Shells, gravel and tsunamis

The most recent great Kanto earthquake struck Honshu in 1923. The magnitude-7.9 quake killed more than 105,000 people — nearly three of every 200 Tokyo residents at the time — lifted the Miura Peninsula more than 5 feet (1.5 meters), and triggered a tsunami that was at least 16 feet (5 m) high, which itself claimed another 300 lives. [10 Biggest Earthquakes in History]

About 200 years earlier, in 1703, a magnitude-8.2 Kanto quake caused 10,000 casualties. This quake also lifted the Miura Peninsula and caused a 16-foot (5-m) tsunami, according to historical reports.

But the region's written records become a little spotty before the 1703 quake, so Kim and his colleagues turned to geological evidence to figure out when earlier great Kanto earthquakes struck the region.

Kim's team examined sediment cores from tidal flats on the Miura Peninsula. In them they found three distinct bands of shells and gravel — evidence of three large tsunamis, they say.

"Such abrupt changes of sedimentary environment were caused by coseismic crustal movements," Kim and his team wrote in their study. In other words, the only way to explain the dramatic shell-gravel layers is through tsunamis triggered by major earthquakes.

The team then used radiometric dating to deduce the ages of the three layers. They found that the top band of gravel was deposited in the early- to mid-1900s, and the second was deposited after 1650, correlating well with records of the 1923 and 1703 earthquakes.

The third layer was deposited between the years 1060 and 1400, they found. To pinpoint the specific date, the team went back to the Kanto region's trove of written records. They were able to match the oldest tsunami layer to a major earthquake in 1293 that killed more than 23,000 people and severely damaged cities and temples.

Unpredictable intervals

Overall, Kim and his colleagues found that the time between Kanto's large temblors varies widely, from about 200 to 400 years.

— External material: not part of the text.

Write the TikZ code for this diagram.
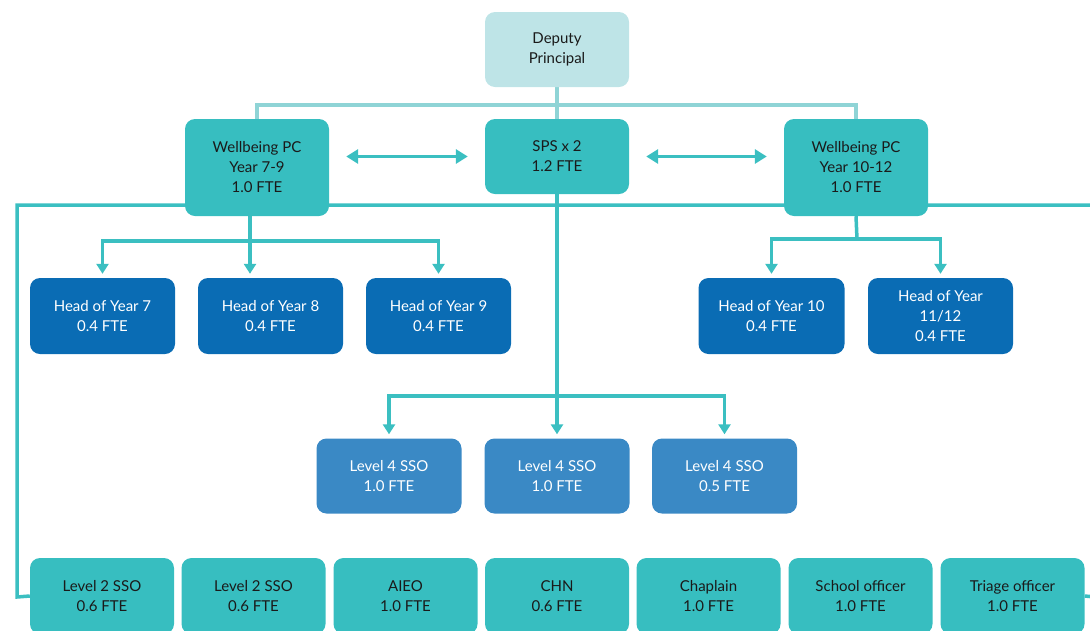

Although the 200-year interval separating the two most recent quakes was much shorter than the 400-year interval between the first two, scientists can't predict that the next quake will come any sooner, Kim said.

"Our dataset does not indicate — and this study does not mean — that the time interval to the next future earthquake will be short," Kim told OurAmazingPlanet.

"The magnitudes and source areas vary in each of the past Kanto earthquakes," Kim said, meaning that the next quake may be just as complex — and just as difficult to predict — as the first three great Kanto earthquakes.

The team's findings were published Dec. 30 in the Journal of Geophysical Research-Solid Earth.